By Chris Lowe, Editor-at-Large on February 5, 2015

Acropolis,_Athens,_Greece
Source: wikimedia

Greece may be ruled by radical left-wingers… but its stock market is selling for a song.

Last time we checked, you could buy the entire Greek market for just 2.4 times its average inflation-adjusted earnings over the last 10 years (as measured by the Shiller P/E).

And in aggregate, Greek stocks are selling at a 30% discount to their theoretical liquidation value. Or to put it another way, you can pick up the Greek stock market for a price-to-book ratio of just 0.7.

Of course, most mainstream investors shudder at the idea of buying Greek stocks.

They prefer, instead, to run with the crowd and pile into US stocks.

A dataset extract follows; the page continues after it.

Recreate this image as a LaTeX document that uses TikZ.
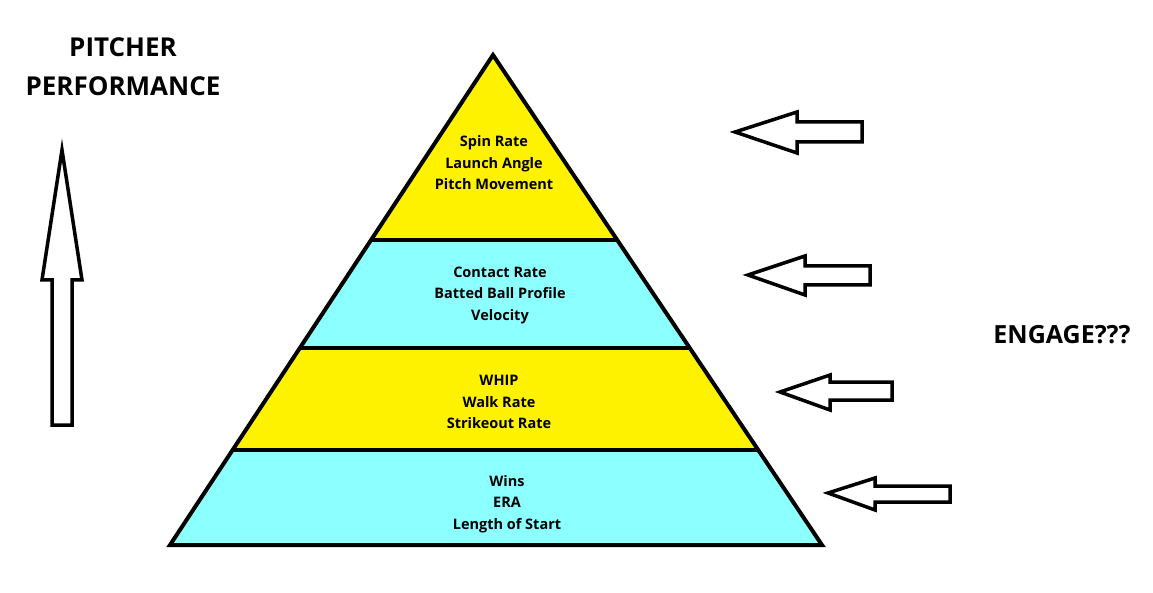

US stocks aren’t as frightening a prospect. But nor are they anywhere near as cheap…

The S&P 500 trades on a Shiller P/E ratio of 27 and a P/B ratio of 2.8 – a 1,025% premium and a 300% premium respectively.

Are US stocks worth that kind of premium?

We don’t know. But the US is hardly a value proposition.

Greece, on the other hand, offers a rare opportunity to buy low and sell high.

But it’s not for the faint of heart. Greek stocks are not cheap without reason. If Tsipras takes Greece out of the euro, the Greek stock market could get a lot cheaper…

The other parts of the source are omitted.